Dental care in the Philippines is crucial as statistics show that at least 80 percent of Filipinos suffer from dental problems. The current dental system has not been effective in reducing the number of people suffering from tooth decay or cavities. Today, the country is shifting towards adopting prevention methods. Here are three examples of how the Philippines is preventing tooth decay.
Statistics show that 95 percent of 12-year-olds suffer from tooth decay or cavities. Poor oral hygiene is the main reason for children with oral health problems. Building healthy habits is the key to preventing oral disease. To promote prevention measures, the Philippines is integrating oral health as part of the education curriculum in public schools.
The country’s Department of Education released the program, Fit for School as a way to address tooth decay in school-aged children. Every day, students go out to the school courtyard to brush their teeth with fluoride toothpaste. Fit for School not only promotes healthy habits, but it also provides the students with access to clean water and appropriate washing facilities. Today, the Fit for School Approach has become the Essential Health Care Program, which targets about 2 million children in 40 provinces in the Philippines.
Tax on Sugar
Sugar is one of the many causes of oral health issues in the Philippines. There is an abundance of sweet treats and sugary drinks throughout the country. Coca-Cola alone is predicted to spend $5.5 to $12 billion in marketing in Asian and African countries. Obesity and diabetes are diseases have links to high sugar diets. Now, tooth decay is also associated with sugar.
To make matters worse, foods high in fat and sugar are more accessible than a toothbrush. Filipinos living in poverty-stricken regions are the most vulnerable to make poor dietary choices and suffer from oral health issues. Several countries, like Mexico, have seen a drop in sugar consumption after implementing a tax on sugary drinks.
In 2018, the Philippines implemented a sugar tax. The tax raises the cost of sugary drinks by 13 percent. As a result, the Philippines expects to lower soda sales as well as a drop in the number of people suffering from tooth decay. The money collected from the sugar tax will be used to fund health care initiatives and infrastructure.

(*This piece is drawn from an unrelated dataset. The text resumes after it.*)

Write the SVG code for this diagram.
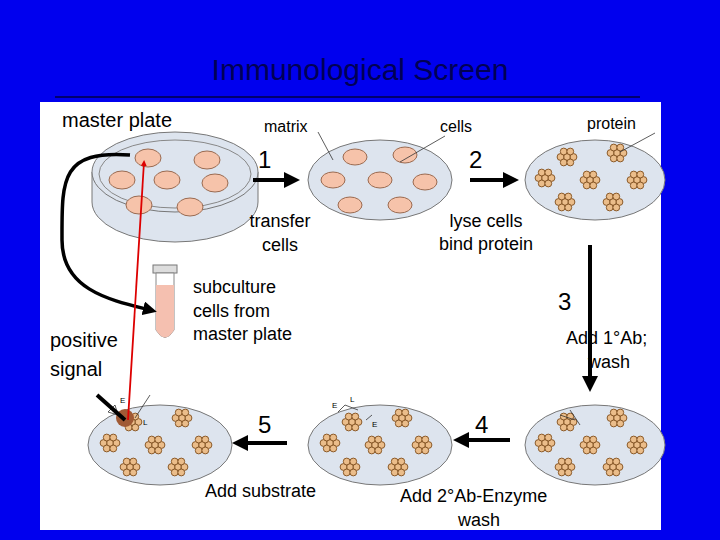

From the United States to Australia, foreigners are flocking to the Philippines for dental care. The affordability of treatments has made dental care in the Philippines one of the most popular dental tourism destinations in the world. Dental tourism refers to the practice of traveling to another country to undergo dental treatment such as implants or teeth whitening.
Due to its popularity, dental tourism is fostering economic growth for the Philippines. However, it has not improved access to oral care for Filipinos. A 2016 report found that Filipinos rarely visit the dentist office and over 7 percent had never been. The report also found that 98 percent of Filipinos experience tooth decay.
Some argue that dental tourism has made dental care even more limited to Filipinos. The price of visiting the dentist is low for foreigners but very costly for Filipinos. Additionally, dentist offices are prone to schedule prioritize foreign patients rather than local ones. However, foreign travelers are also bringing free dental care to the Philippines. For instance, access to quality dental care is limited in Cebu and other underserved regions in the Philippines.
Aid for Dental Care
The University of the Pacific (UOP) is one of many organizations working to increase the accessibility of dental care. Each summer, UOP sends a group of dental students to Canjula Elementary School in Cebu to provide the students with free dental care. Students unable to afford yearly trips to the dentist for cleanings, fillings or extractions now have access to get the care they need. In addition to treatment, UOP also provides oral health information sessions to promote the building of good hygiene habits.
As a whole, dental care in the Philippines has been improving with time. While it is a common critique that treatment is valued over prevention, there have been efforts aiming towards children. Additionally, tourism and higher institutions are working to increase access to dental care in the Phillippines.